> _Task objective_:
Give again only the lines running from the one with "Rebuild this chart" through the one with "ax.set_yticks([0, 20, 40, 60, 80, 100])", inclusive. Omit every picture.

--- start Dataset rows ---

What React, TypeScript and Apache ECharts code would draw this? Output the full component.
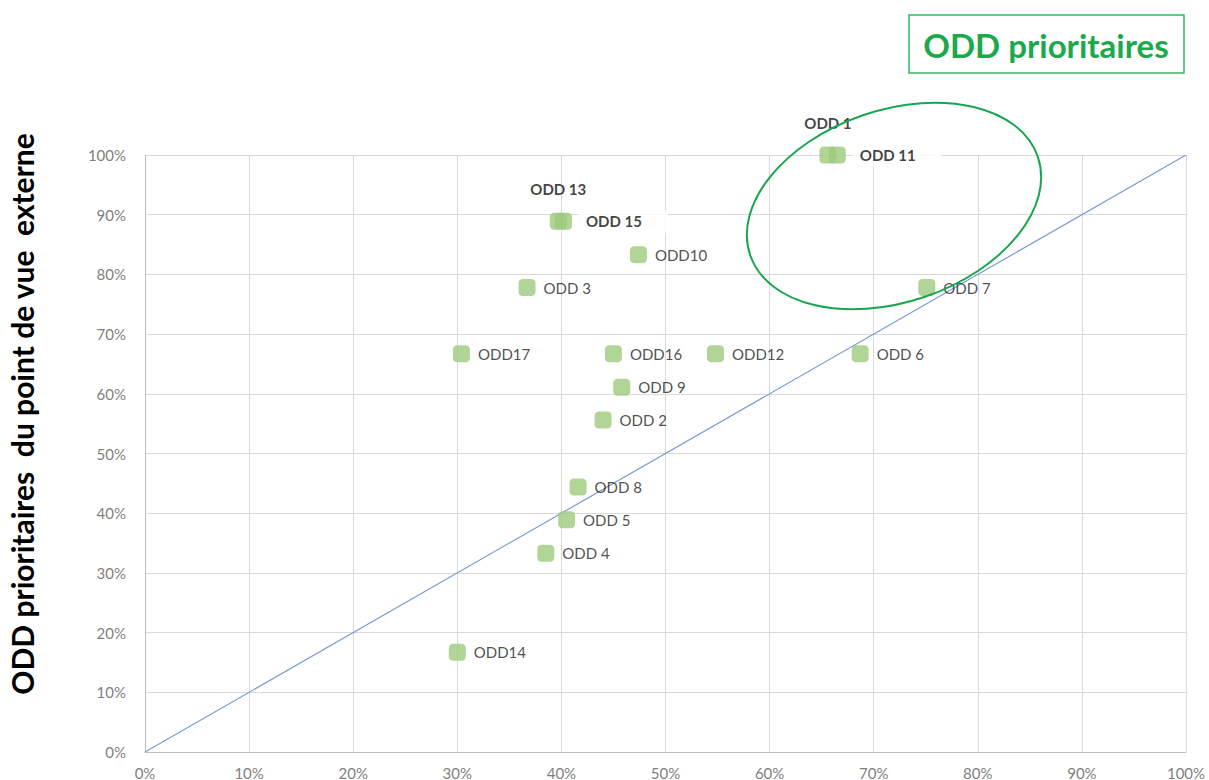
import React, { useEffect, useRef } from "react";
import * as echarts from "echarts";

const labels = ["ODD 1", "ODD 11", "ODD 13", "ODD 15", "ODD10", "ODD 3", "ODD 7", "ODD17", "ODD16", "ODD12", "ODD 6", "ODD 9", "ODD 2", "ODD 8", "ODD 5", "ODD 4", "ODD14"];
const xValues = [65.6, 66.5, 39.7, 40.2, 47.4, 36.7, 75.1, 30.4, 45.0, 54.8, 68.7, 45.8, 44.0, 41.6, 40.5, 38.5, 30.0];
const yValues = [100, 100, 88.9, 88.9, 83.3, 77.8, 77.8, 66.7, 66.7, 66.7, 66.7, 61.1, 55.6, 44.4, 38.9, 33.3, 16.7];
const axisTicks = [0, 10, 20, 30, 40, 50, 60, 70, 80, 90, 100];
const diagonal = [[0, 0], [100, 100]];

const FONT = "Lato, 'Open Sans', sans-serif";

export default function App() {
  const ref = useRef<HTMLDivElement>(null);
  useEffect(() => {
    if (!ref.current) return;
    const chart = echarts.init(ref.current, undefined, { renderer: "svg" });

    const labelFor = (name: string) => {
      if (name === "ODD 1" || name === "ODD 13") {
        return { show: true, position: "top", distance: 16, fontWeight: "bold", fontSize: 15, color: "#111", fontFamily: FONT };
      }
      if (name === "ODD 11" || name === "ODD 15") {
        return {
          show: true, position: "right", distance: 6, fontWeight: "bold", fontSize: 15, color: "#111", fontFamily: FONT,
          backgroundColor: "#fff", padding: [4, 26, 4, 8],
        };
      }
      return { show: true, position: "right", distance: 8, fontSize: 15, color: "#222", fontFamily: FONT };
    };

    const points = labels.map((name, i) => ({
      name,
      value: [xValues[i], yValues[i]],
      label: { ...labelFor(name), formatter: name },
    }));

    chart.setOption({
      animation: false,
      backgroundColor: "#fff",
      textStyle: { fontFamily: FONT },
      grid: { left: 145, right: 23, top: 155, bottom: 28, containLabel: false },
      xAxis: {
        type: "value", min: axisTicks[0], max: axisTicks[axisTicks.length - 1], interval: 10,
        axisLine: { show: true, lineStyle: { color: "#bfbfbf" } },
        axisTick: { show: false },
        axisLabel: { formatter: "{value}%", color: "#7f7f7f", fontSize: 15, margin: 13, fontFamily: FONT },
        splitLine: { show: true, lineStyle: { color: "#d9d9d9" } },
      },
      yAxis: {
        type: "value", min: axisTicks[0], max: axisTicks[axisTicks.length - 1], interval: 10,
        axisLine: { show: true, lineStyle: { color: "#bfbfbf" } },
        axisTick: { show: false },
        axisLabel: { formatter: "{value}%", color: "#7f7f7f", fontSize: 15, margin: 19, fontFamily: FONT, padding: [0, 0, 6, 0] },
        splitLine: { show: true, lineStyle: { color: "#d9d9d9" } },
      },
      series: [
        {
          type: "line",
          data: diagonal,
          showSymbol: false,
          symbol: "none",
          lineStyle: { color: "#7b9bd6", width: 1.2 },
          silent: true,
          z: 1,
        },
        {
          type: "scatter",
          data: points,
          symbol: "roundRect",
          symbolSize: 17,
          itemStyle: { color: "#9ccb7d" },
          z: 3,
        },
      ],
      graphic: [
        {
          type: "ellipse",
          x: 894, y: 206, rotation: 0.33,
          shape: { cx: 0, cy: 0, rx: 152, ry: 96 },
          style: { fill: "none", stroke: "#1aa550", lineWidth: 2 },
          z: 10,
        },
        {
          type: "rect",
          shape: { x: 909, y: 15, width: 275, height: 58 },
          style: { fill: "#fff", stroke: "#2fb860", lineWidth: 1.5 },
        },
        {
          type: "text",
          x: 1046, y: 45,
          style: { text: "ODD prioritaires", fill: "#1aaa4b", font: `bold 33px ${FONT}`, textAlign: "center", textVerticalAlign: "middle" },
        },
        {
          type: "text",
          x: 22, y: 414, rotation: Math.PI / 2,
          style: { text: "ODD prioritaires  du point de vue  externe", fill: "#000", font: `bold 30px ${FONT}`, textAlign: "center", textVerticalAlign: "middle" },
        },
      ],
    });
    return () => chart.dispose();
  }, []);
  return <div ref={ref} style={{ position: "absolute", left: 0, top: 0, width: 1209, height: 780 }} />;
}
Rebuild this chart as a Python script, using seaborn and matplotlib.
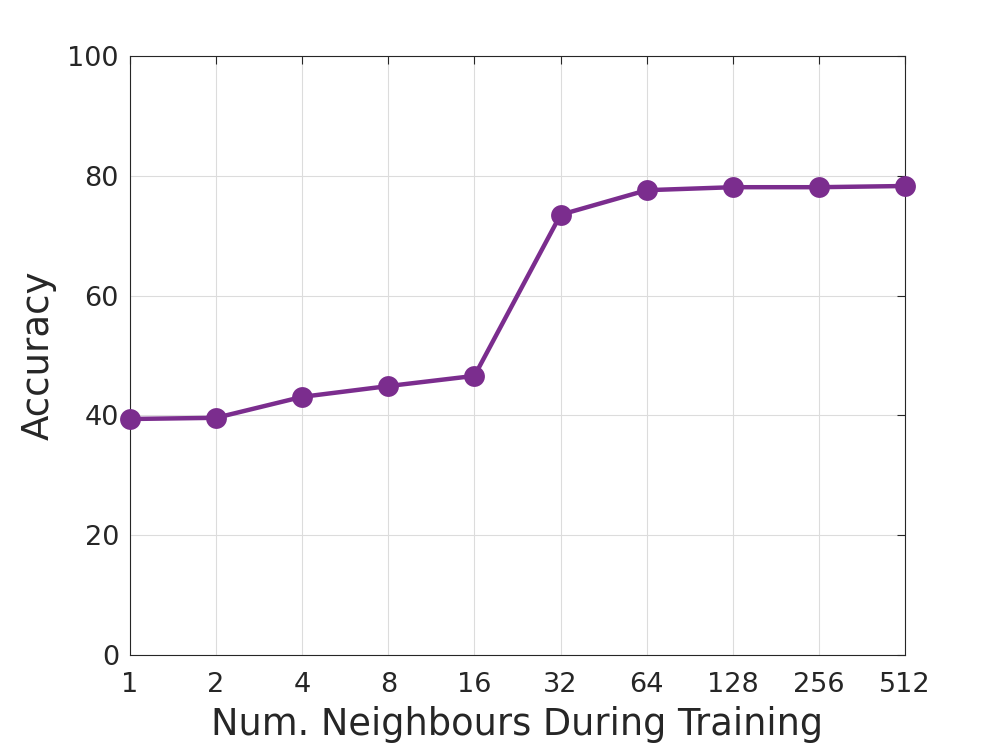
import numpy as np
import pandas as pd
import matplotlib
matplotlib.use('Agg')
import matplotlib.pyplot as plt
import seaborn as sns

# 数据
neighbours = [1, 2, 4, 8, 16, 32, 64, 128, 256, 512]
accuracy = [39.4, 39.6, 43.1, 44.9, 46.6, 73.5, 77.6, 78.1, 78.1, 78.3]
tick_labels = ['1', '2', '4', '8', '16', '32', '64', '128', '256', '512']

sns.set_style("white")
plt.rcParams['font.family'] = ['DejaVu Sans']

df = pd.DataFrame({'neighbours': neighbours, 'accuracy': accuracy})

fig = plt.figure(figsize=(10, 7.45), dpi=100)
ax = fig.add_axes([0.13, 0.1208, 0.775, 0.804])

sns.lineplot(data=df, x='neighbours', y='accuracy', ax=ax, color='#7B2D8E',
             linewidth=3.2, marker='o', markersize=15, markeredgewidth=0,
             zorder=3, clip_on=False)

ax.set_xscale('log', base=2)
ax.set_xlim(1, 512)
ax.set_ylim(0, 100)
ax.set_xticks(neighbours)
ax.set_xticklabels(tick_labels)
ax.minorticks_off()
ax.set_yticks([0, 20, 40, 60, 80, 100])

ax.grid(True, color='#dcdcdc', linewidth=0.8)
ax.set_axisbelow(True)
for s in ax.spines.values():
    s.set_color('#262626')
    s.set_linewidth(0.8)
ax.tick_params(direction='in', length=6, width=0.8, colors='#262626',
               labelsize=19.5, top=True, right=True)
ax.tick_params(axis='x', pad=12)
ax.tick_params(axis='y', pad=8)
for lab in ax.get_xticklabels() + ax.get_yticklabels():
    lab.set_color('#262626')

ax.set_xlabel('Num. Neighbours During Training', fontsize=26.5, color='#262626', labelpad=6)
ax.set_ylabel('Accuracy', fontsize=26.7, color='#262626', labelpad=8)

plt.savefig('out.png', dpi=100)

--- end Dataset rows ---

> _Reply_:
Rebuild this chart as a Python script, using seaborn and matplotlib.
import numpy as np
import pandas as pd
import matplotlib
matplotlib.use('Agg')
import matplotlib.pyplot as plt
import seaborn as sns

# 数据
neighbours = [1, 2, 4, 8, 16, 32, 64, 128, 256, 512]
accuracy = [39.4, 39.6, 43.1, 44.9, 46.6, 73.5, 77.6, 78.1, 78.1, 78.3]
tick_labels = ['1', '2', '4', '8', '16', '32', '64', '128', '256', '512']

sns.set_style("white")
plt.rcParams['font.family'] = ['DejaVu Sans']

df = pd.DataFrame({'neighbours': neighbours, 'accuracy': accuracy})

fig = plt.figure(figsize=(10, 7.45), dpi=100)
ax = fig.add_axes([0.13, 0.1208, 0.775, 0.804])

sns.lineplot(data=df, x='neighbours', y='accuracy', ax=ax, color='#7B2D8E',
             linewidth=3.2, marker='o', markersize=15, markeredgewidth=0,
             zorder=3, clip_on=False)

ax.set_xscale('log', base=2)
ax.set_xlim(1, 512)
ax.set_ylim(0, 100)
ax.set_xticks(neighbours)
ax.set_xticklabels(tick_labels)
ax.minorticks_off()
ax.set_yticks([0, 20, 40, 60, 80, 100])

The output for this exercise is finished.